What you need to do: Copy all lines below exactly as written. Leave pictures out.

►

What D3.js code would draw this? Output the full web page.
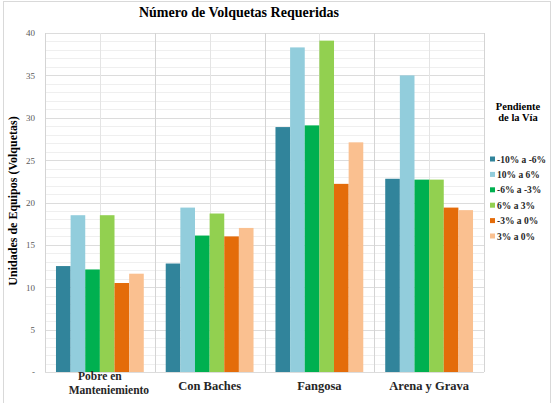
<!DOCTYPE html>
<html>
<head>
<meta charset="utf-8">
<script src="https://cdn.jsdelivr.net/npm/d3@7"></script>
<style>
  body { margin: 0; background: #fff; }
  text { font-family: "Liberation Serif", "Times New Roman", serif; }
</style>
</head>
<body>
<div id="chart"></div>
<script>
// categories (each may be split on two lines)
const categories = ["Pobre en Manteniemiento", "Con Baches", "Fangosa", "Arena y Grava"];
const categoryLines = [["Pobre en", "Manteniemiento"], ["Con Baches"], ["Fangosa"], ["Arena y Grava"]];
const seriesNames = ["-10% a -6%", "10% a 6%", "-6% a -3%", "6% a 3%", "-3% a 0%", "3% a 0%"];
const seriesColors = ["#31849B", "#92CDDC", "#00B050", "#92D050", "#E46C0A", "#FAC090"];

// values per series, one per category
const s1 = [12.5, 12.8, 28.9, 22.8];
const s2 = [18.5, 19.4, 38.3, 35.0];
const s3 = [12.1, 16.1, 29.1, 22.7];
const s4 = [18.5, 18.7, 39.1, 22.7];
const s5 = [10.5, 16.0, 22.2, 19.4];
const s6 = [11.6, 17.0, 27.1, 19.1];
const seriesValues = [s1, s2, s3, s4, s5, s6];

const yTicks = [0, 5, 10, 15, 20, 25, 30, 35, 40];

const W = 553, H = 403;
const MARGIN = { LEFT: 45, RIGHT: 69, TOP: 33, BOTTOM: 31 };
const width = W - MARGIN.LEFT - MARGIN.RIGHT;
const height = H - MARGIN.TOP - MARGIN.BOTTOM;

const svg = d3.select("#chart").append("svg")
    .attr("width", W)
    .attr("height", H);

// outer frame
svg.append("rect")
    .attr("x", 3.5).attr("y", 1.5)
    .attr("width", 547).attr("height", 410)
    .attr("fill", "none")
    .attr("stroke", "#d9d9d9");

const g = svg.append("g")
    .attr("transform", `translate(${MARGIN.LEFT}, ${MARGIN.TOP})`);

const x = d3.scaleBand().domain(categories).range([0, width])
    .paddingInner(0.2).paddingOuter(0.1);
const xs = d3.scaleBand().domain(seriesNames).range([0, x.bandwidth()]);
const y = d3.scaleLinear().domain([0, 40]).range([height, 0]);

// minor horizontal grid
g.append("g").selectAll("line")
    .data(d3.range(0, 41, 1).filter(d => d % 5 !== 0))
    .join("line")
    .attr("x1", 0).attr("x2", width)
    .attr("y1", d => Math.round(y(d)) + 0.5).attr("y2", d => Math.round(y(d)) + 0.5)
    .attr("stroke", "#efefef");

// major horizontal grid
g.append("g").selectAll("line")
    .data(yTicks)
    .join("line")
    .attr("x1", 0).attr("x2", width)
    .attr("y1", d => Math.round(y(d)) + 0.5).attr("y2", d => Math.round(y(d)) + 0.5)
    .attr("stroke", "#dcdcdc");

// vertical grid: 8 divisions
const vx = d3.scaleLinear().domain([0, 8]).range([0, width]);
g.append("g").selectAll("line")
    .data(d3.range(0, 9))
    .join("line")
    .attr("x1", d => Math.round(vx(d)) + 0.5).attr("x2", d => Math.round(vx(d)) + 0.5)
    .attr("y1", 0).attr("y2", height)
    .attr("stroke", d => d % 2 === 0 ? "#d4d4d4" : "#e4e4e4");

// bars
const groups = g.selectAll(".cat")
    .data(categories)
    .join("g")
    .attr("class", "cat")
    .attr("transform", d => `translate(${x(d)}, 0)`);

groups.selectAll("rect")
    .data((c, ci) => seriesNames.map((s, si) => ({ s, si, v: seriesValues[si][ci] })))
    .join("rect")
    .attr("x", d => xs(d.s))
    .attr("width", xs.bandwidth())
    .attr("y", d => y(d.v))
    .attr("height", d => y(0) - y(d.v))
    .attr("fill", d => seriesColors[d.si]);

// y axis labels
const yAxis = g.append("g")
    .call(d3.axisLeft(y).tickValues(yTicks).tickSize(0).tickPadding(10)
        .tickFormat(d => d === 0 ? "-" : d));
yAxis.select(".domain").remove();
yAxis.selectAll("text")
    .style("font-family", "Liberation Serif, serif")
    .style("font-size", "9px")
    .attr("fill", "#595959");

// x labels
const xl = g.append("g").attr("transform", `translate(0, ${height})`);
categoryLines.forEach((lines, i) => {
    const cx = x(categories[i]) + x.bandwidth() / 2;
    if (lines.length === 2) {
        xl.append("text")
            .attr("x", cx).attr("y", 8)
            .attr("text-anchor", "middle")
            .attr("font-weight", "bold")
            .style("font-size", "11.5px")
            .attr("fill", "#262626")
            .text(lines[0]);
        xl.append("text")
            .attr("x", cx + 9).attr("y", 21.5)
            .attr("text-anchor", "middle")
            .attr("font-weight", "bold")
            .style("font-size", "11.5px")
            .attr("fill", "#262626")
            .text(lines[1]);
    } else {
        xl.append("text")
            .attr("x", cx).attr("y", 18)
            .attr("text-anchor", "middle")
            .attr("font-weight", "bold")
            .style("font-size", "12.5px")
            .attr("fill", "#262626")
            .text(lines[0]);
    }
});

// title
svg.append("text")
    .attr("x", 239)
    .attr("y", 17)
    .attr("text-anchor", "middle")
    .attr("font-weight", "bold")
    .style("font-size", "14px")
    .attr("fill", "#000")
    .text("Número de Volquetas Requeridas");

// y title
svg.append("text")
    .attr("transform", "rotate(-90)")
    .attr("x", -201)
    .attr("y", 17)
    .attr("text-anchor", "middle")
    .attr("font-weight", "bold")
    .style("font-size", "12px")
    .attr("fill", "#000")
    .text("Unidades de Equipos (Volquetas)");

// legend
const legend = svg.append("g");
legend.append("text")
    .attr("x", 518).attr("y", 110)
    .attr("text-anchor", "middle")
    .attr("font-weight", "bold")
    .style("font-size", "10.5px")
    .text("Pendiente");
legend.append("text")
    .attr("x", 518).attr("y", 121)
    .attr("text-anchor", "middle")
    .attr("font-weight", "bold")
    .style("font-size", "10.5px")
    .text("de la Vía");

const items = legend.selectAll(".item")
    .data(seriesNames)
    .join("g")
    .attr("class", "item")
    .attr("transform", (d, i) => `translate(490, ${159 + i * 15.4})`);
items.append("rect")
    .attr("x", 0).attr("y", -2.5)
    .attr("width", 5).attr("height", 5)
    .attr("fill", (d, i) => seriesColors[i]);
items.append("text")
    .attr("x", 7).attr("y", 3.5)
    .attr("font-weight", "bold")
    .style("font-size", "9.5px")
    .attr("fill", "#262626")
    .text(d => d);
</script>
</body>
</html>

◄

The completed task:
What D3.js code would draw this? Output the full web page.
<!DOCTYPE html>
<html>
<head>
<meta charset="utf-8">
<script src="https://cdn.jsdelivr.net/npm/d3@7"></script>
<style>
  body { margin: 0; background: #fff; }
  text { font-family: "Liberation Serif", "Times New Roman", serif; }
</style>
</head>
<body>
<div id="chart"></div>
<script>
// categories (each may be split on two lines)
const categories = ["Pobre en Manteniemiento", "Con Baches", "Fangosa", "Arena y Grava"];
const categoryLines = [["Pobre en", "Manteniemiento"], ["Con Baches"], ["Fangosa"], ["Arena y Grava"]];
const seriesNames = ["-10% a -6%", "10% a 6%", "-6% a -3%", "6% a 3%", "-3% a 0%", "3% a 0%"];
const seriesColors = ["#31849B", "#92CDDC", "#00B050", "#92D050", "#E46C0A", "#FAC090"];

// values per series, one per category
const s1 = [12.5, 12.8, 28.9, 22.8];
const s2 = [18.5, 19.4, 38.3, 35.0];
const s3 = [12.1, 16.1, 29.1, 22.7];
const s4 = [18.5, 18.7, 39.1, 22.7];
const s5 = [10.5, 16.0, 22.2, 19.4];
const s6 = [11.6, 17.0, 27.1, 19.1];
const seriesValues = [s1, s2, s3, s4, s5, s6];

const yTicks = [0, 5, 10, 15, 20, 25, 30, 35, 40];

const W = 553, H = 403;
const MARGIN = { LEFT: 45, RIGHT: 69, TOP: 33, BOTTOM: 31 };
const width = W - MARGIN.LEFT - MARGIN.RIGHT;
const height = H - MARGIN.TOP - MARGIN.BOTTOM;

const svg = d3.select("#chart").append("svg")
    .attr("width", W)
    .attr("height", H);

// outer frame
svg.append("rect")
    .attr("x", 3.5).attr("y", 1.5)
    .attr("width", 547).attr("height", 410)
    .attr("fill", "none")
    .attr("stroke", "#d9d9d9");

const g = svg.append("g")
    .attr("transform", `translate(${MARGIN.LEFT}, ${MARGIN.TOP})`);

const x = d3.scaleBand().domain(categories).range([0, width])
    .paddingInner(0.2).paddingOuter(0.1);
const xs = d3.scaleBand().domain(seriesNames).range([0, x.bandwidth()]);
const y = d3.scaleLinear().domain([0, 40]).range([height, 0]);

// minor horizontal grid
g.append("g").selectAll("line")
    .data(d3.range(0, 41, 1).filter(d => d % 5 !== 0))
    .join("line")
    .attr("x1", 0).attr("x2", width)
    .attr("y1", d => Math.round(y(d)) + 0.5).attr("y2", d => Math.round(y(d)) + 0.5)
    .attr("stroke", "#efefef");

// major horizontal grid
g.append("g").selectAll("line")
    .data(yTicks)
    .join("line")
    .attr("x1", 0).attr("x2", width)
    .attr("y1", d => Math.round(y(d)) + 0.5).attr("y2", d => Math.round(y(d)) + 0.5)
    .attr("stroke", "#dcdcdc");

// vertical grid: 8 divisions
const vx = d3.scaleLinear().domain([0, 8]).range([0, width]);
g.append("g").selectAll("line")
    .data(d3.range(0, 9))
    .join("line")
    .attr("x1", d => Math.round(vx(d)) + 0.5).attr("x2", d => Math.round(vx(d)) + 0.5)
    .attr("y1", 0).attr("y2", height)
    .attr("stroke", d => d % 2 === 0 ? "#d4d4d4" : "#e4e4e4");

// bars
const groups = g.selectAll(".cat")
    .data(categories)
    .join("g")
    .attr("class", "cat")
    .attr("transform", d => `translate(${x(d)}, 0)`);

groups.selectAll("rect")
    .data((c, ci) => seriesNames.map((s, si) => ({ s, si, v: seriesValues[si][ci] })))
    .join("rect")
    .attr("x", d => xs(d.s))
    .attr("width", xs.bandwidth())
    .attr("y", d => y(d.v))
    .attr("height", d => y(0) - y(d.v))
    .attr("fill", d => seriesColors[d.si]);

// y axis labels
const yAxis = g.append("g")
    .call(d3.axisLeft(y).tickValues(yTicks).tickSize(0).tickPadding(10)
        .tickFormat(d => d === 0 ? "-" : d));
yAxis.select(".domain").remove();
yAxis.selectAll("text")
    .style("font-family", "Liberation Serif, serif")
    .style("font-size", "9px")
    .attr("fill", "#595959");

// x labels
const xl = g.append("g").attr("transform", `translate(0, ${height})`);
categoryLines.forEach((lines, i) => {
    const cx = x(categories[i]) + x.bandwidth() / 2;
    if (lines.length === 2) {
        xl.append("text")
            .attr("x", cx).attr("y", 8)
            .attr("text-anchor", "middle")
            .attr("font-weight", "bold")
            .style("font-size", "11.5px")
            .attr("fill", "#262626")
            .text(lines[0]);
        xl.append("text")
            .attr("x", cx + 9).attr("y", 21.5)
            .attr("text-anchor", "middle")
            .attr("font-weight", "bold")
            .style("font-size", "11.5px")
            .attr("fill", "#262626")
            .text(lines[1]);
    } else {
        xl.append("text")
            .attr("x", cx).attr("y", 18)
            .attr("text-anchor", "middle")
            .attr("font-weight", "bold")
            .style("font-size", "12.5px")
            .attr("fill", "#262626")
            .text(lines[0]);
    }
});

// title
svg.append("text")
    .attr("x", 239)
    .attr("y", 17)
    .attr("text-anchor", "middle")
    .attr("font-weight", "bold")
    .style("font-size", "14px")
    .attr("fill", "#000")
    .text("Número de Volquetas Requeridas");

// y title
svg.append("text")
    .attr("transform", "rotate(-90)")
    .attr("x", -201)
    .attr("y", 17)
    .attr("text-anchor", "middle")
    .attr("font-weight", "bold")
    .style("font-size", "12px")
    .attr("fill", "#000")
    .text("Unidades de Equipos (Volquetas)");

// legend
const legend = svg.append("g");
legend.append("text")
    .attr("x", 518).attr("y", 110)
    .attr("text-anchor", "middle")
    .attr("font-weight", "bold")
    .style("font-size", "10.5px")
    .text("Pendiente");
legend.append("text")
    .attr("x", 518).attr("y", 121)
    .attr("text-anchor", "middle")
    .attr("font-weight", "bold")
    .style("font-size", "10.5px")
    .text("de la Vía");

const items = legend.selectAll(".item")
    .data(seriesNames)
    .join("g")
    .attr("class", "item")
    .attr("transform", (d, i) => `translate(490, ${159 + i * 15.4})`);
items.append("rect")
    .attr("x", 0).attr("y", -2.5)
    .attr("width", 5).attr("height", 5)
    .attr("fill", (d, i) => seriesColors[i]);
items.append("text")
    .attr("x", 7).attr("y", 3.5)
    .attr("font-weight", "bold")
    .style("font-size", "9.5px")
    .attr("fill", "#262626")
    .text(d => d);
</script>
</body>
</html>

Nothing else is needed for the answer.